Born in Portsmouth in 1942 to working class parents, Brenton studied English Literature at Cambridge University and confessed to feeling out of place and drinking far too much wine and losing his way. While still at Cambridge he wrote, Ladder of Fools (1965), which was based on an existentialist parable by Genet. Brenton said “It was truly dreadful,” while The Daily Telegraph’s Eric Shorter saw it as “Actable, gripping, murky and moody.”

Brenton married Jane Fry in 1970 and had 3 sons, wrote Christie in Love (1968), which was about the serial murderer John Christie for David Hare’s Portable Theatre. He also wrote Fruit (1970), Wesley (1970), Scott of the Antarctic (1971), Hitler Dances, and an adaptation of Measure for Measure in 1972. In 1973 Brenton produced one of his most important plays, Magnificence, which delineates the disintegration of ideals among a group of squatters when faced with the realities of obtaining basic needs such as food. In a final prophetic scene the leader of the squatters fills his rucksack with explosives and sets off to find a politician. His next work, The Churchill Play (1974), is an attack on post-war patriotism. In 1980 Brenton wrote the play which brought him national and international recognition if not wholesale admiration. The Romans in Britain, with its depiction of attempted male rape, had its director Michael Bogdanov, indicted for obscenity in a private prosecution which was later withdrawn. The furore over that particular scene however, managed to obscure the plays central theme of British military presence in Northern Ireland.

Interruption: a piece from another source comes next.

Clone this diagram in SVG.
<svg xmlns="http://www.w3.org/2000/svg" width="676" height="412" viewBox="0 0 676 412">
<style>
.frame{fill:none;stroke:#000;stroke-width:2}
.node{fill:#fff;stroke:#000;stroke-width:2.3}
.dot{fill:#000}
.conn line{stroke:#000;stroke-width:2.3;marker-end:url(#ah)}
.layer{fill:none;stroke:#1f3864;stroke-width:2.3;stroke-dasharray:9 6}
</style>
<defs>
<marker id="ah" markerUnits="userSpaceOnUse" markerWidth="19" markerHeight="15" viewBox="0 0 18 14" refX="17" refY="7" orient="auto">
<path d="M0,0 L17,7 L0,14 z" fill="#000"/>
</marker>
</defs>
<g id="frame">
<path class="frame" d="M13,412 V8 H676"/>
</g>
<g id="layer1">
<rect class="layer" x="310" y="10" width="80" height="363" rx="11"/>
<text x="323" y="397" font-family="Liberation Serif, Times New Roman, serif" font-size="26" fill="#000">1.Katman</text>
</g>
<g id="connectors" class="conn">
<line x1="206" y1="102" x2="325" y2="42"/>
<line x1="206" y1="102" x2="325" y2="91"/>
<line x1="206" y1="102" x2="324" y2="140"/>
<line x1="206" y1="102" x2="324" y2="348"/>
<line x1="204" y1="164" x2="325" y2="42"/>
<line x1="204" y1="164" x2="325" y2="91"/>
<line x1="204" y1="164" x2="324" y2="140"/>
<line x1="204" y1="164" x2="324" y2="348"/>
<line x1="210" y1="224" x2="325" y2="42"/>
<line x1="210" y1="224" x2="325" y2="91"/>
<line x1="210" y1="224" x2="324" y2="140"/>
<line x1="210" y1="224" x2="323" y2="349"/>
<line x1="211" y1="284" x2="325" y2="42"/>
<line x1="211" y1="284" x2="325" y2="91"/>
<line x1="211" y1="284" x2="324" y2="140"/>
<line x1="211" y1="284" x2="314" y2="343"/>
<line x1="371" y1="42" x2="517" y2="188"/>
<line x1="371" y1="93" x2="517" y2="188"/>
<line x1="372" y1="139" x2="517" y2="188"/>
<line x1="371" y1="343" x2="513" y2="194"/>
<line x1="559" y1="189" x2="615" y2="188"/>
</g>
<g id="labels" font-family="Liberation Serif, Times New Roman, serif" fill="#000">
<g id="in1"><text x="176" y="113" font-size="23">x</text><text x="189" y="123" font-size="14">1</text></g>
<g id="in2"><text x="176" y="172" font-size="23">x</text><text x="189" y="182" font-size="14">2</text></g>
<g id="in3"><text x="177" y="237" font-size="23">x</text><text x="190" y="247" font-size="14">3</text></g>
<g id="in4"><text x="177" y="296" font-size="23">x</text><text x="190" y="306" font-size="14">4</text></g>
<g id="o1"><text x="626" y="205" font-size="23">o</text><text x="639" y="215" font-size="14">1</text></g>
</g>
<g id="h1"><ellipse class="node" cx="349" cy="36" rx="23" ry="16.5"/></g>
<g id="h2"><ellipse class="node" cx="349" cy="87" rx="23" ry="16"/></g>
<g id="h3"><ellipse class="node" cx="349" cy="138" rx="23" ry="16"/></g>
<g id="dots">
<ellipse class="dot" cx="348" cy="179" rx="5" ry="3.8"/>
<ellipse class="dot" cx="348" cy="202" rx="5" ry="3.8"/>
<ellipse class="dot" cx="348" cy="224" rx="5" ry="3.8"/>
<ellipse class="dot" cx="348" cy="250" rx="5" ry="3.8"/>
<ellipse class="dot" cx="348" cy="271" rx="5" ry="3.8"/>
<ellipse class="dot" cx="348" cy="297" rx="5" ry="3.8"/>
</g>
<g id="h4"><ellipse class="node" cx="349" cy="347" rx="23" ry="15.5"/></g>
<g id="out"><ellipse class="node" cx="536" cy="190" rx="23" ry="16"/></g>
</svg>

1984 saw the production of Bloody Poetry, a farcical look at the infamous night at the Villa Diodati which saw, in a writing competition, Mary Shelley write the fragment that became the novel Frankenstein, and Lord Byron produce the germ of a story which became Dracula. Although at times lionising the famous literary folk, Brenton’s emphasis is on the dangers of Romantic idealism. Pravda (1985) is a collaboration with David Hare and is a satire on the British newspaper industry which derides a certain media mogul for producing nothing more than propaganda sheets masquerading as newspapers. Paul (2005), about the life of St Paul brought condemnation from Christian groups, and has Jesus surviving the crucifixion and having a meeting with Paul as arranged by Jesus’s wife Mary Magdalene. Paul is the study of the nature of belief and the prevalence of self-delusion.

Most of Brenton’s output has political overtones, rarely did he write without hidden meanings and contemporary references that point to outcomes which usually embellish the author’s beliefs. Brenton is a campaigning playwright who seems to have little time for art for its own sake, and for that he appears entirely unrepentant.